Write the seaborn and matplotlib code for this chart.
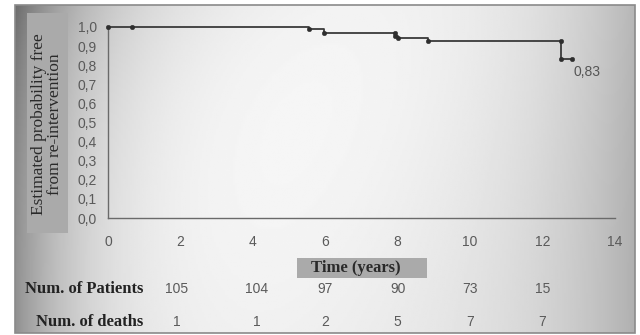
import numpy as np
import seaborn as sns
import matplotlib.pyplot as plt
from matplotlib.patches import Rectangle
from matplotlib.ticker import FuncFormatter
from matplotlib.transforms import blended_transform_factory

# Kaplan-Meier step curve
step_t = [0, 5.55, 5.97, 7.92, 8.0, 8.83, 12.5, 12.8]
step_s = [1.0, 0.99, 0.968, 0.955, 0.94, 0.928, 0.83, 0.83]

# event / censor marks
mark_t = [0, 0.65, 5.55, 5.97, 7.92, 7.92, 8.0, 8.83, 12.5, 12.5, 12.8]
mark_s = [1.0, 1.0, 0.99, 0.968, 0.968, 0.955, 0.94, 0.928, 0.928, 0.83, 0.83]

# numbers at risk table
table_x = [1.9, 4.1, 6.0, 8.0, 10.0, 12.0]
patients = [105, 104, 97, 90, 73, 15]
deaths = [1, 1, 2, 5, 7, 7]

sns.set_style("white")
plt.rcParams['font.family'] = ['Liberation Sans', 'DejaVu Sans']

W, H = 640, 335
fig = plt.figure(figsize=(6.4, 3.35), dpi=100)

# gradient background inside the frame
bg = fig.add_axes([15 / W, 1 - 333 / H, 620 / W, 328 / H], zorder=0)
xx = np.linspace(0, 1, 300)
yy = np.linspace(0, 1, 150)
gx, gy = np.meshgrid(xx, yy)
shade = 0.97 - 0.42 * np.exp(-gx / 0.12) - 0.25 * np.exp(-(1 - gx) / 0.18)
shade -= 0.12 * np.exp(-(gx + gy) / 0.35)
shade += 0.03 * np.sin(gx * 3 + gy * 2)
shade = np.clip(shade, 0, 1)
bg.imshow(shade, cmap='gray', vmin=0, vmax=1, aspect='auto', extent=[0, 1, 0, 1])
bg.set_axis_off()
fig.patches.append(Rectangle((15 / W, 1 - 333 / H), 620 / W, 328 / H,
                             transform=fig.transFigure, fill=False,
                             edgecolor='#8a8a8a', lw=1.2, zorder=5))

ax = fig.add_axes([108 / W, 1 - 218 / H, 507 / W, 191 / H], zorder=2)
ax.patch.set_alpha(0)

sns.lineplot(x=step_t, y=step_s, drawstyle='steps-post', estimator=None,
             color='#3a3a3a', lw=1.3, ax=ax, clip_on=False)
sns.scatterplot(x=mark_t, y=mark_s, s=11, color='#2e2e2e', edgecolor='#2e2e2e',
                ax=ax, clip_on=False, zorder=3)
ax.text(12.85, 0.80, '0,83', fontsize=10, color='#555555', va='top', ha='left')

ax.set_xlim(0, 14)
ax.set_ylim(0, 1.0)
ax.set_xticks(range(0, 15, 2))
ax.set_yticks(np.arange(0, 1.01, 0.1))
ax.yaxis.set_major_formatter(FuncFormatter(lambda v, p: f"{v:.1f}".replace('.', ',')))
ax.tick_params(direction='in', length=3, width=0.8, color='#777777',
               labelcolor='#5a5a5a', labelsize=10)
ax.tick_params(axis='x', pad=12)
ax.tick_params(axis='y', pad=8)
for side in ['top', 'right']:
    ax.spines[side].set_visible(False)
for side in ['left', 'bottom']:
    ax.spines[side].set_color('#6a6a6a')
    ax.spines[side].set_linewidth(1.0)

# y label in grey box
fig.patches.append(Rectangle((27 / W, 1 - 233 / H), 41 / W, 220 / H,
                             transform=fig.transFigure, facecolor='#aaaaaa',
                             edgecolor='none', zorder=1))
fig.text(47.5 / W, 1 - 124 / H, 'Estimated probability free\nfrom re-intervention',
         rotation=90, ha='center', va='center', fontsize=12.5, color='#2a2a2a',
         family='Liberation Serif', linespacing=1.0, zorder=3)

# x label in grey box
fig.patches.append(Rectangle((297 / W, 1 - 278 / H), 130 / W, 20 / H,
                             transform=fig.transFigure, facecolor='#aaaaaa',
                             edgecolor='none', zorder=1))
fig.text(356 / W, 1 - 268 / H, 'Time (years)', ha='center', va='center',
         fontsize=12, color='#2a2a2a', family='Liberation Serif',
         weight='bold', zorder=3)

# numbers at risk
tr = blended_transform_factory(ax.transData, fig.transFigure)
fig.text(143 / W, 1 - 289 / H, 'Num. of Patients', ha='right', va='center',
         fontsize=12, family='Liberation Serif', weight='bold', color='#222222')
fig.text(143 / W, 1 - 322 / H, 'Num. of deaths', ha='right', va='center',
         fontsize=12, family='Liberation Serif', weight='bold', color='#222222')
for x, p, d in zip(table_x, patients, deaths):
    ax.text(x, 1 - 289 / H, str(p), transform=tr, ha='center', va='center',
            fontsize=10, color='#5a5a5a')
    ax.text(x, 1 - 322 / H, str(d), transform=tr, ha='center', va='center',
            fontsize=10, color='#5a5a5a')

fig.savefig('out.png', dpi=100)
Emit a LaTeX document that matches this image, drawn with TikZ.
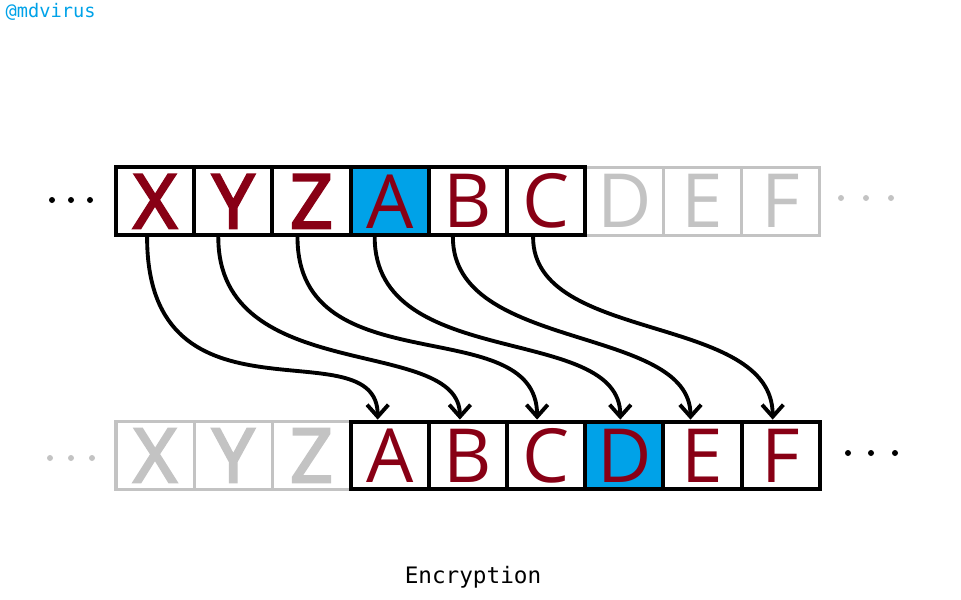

**Objective**
Find all lines with "matplotlib" in them and copy each one.

**Answer to this task**
Write the seaborn and matplotlib code for this chart.
import matplotlib.pyplot as plt
from matplotlib.patches import Rectangle
from matplotlib.ticker import FuncFormatter
from matplotlib.transforms import blended_transform_factory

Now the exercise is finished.